India today is the world's most open economy. Picture: A man walks in a lobby as a telecast of India's Finance Minister Arun Jaitley presenting the budget is displayed inside the Bombay Stock Exchange (BSE) building in Mumbai, India, February 29, 2016.Reuters

In an online interaction with media-persons on a post-budget discussion on March 3, Amitabh Kant, the new chief executive officer of India's policy think-tank NITI Aayog (National Institute for Transformation Commission), said: "There is no reason for India to grow any lesser than nine percent for the next three decades, if only we have a dozen states growing at 10-12 percent." 

Delineating the role of the NITI Aayog to create such growth champions out of states, he said the Budget 2016's focus on agriculture, irrigation and rural infrastructure meant much of the action in the years to come will be in the states. 

Stressing on manufacturing — the No. 2 focus area of the budget — the chief architect of the Make in India initiative, Kant, said that India is today the most open economy in the world. "Except for the multi-brand retail, every other sector is open, and the recent budget announcement to allow 100 percent FDI in food processing offsets the former."

"So retail giants can now perform the value-added manufacturing in India and sell it both domestically and outside," he added. 

Kant also pointed out that India was the only country where foreign direct investment (FDI) grew by 48 percent in 2015 as compared to the inflows witnessed in 2014, while globally the FDI witnessed a fall by 16 percent over the same period. 

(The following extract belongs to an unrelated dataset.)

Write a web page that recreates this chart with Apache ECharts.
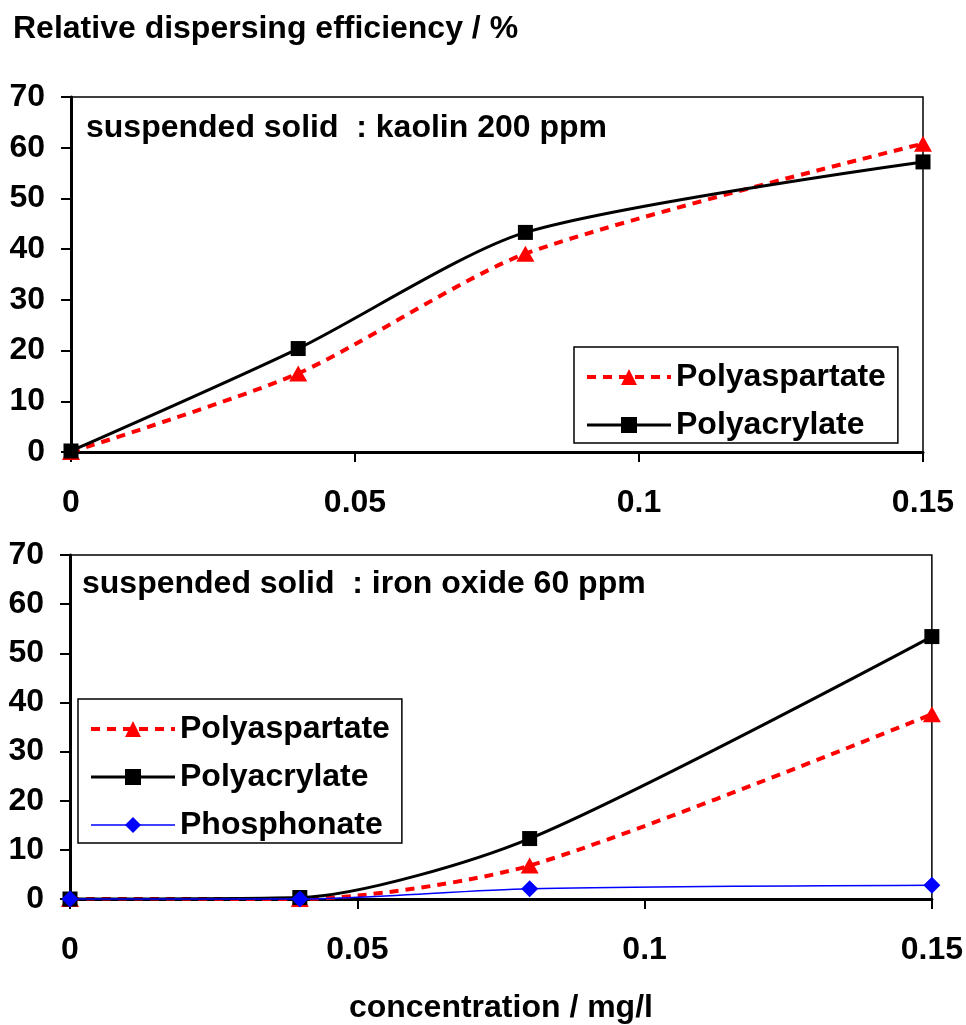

At the same time, he noted that the recent surge in manufacturing sector's growth rate from 1.7 percent (when the government launched its Make in India initiative in September 2014) to 12.6 percent today, could not have been possible without the participation of Indian companies. "To say Indian companies are not investing is not a correct statement," he emphasised.

In his 30 minute long interaction, Kant also identified certain pain-points in India's lackadaisical private investment. "Capacities exist but demand is slow for the private enterprises to chip in," he said, and acknowledged a small liquidity constraint at present caused by some stressed Indian companies and bank. He was optimistic that the budget proposals could iron them out in the next three quarters.

At the intersection of all the government's actions and policies is where the NITI Aayog is anchored to be, he said: "We have twofold responsibility flowing from this budget. One, to raise resources through the disinvestment process to fund the range of infrastructure initiatives announced. And second, to execute the grand scheme of Ek Bharat Shreshta Bharat — an ambitious effort to bring all the myriad of government departments to converge, integrate and drive India's soft power."

Such an effort is expected to smoothen implementation challenges across platforms, programmes and schemes of the government.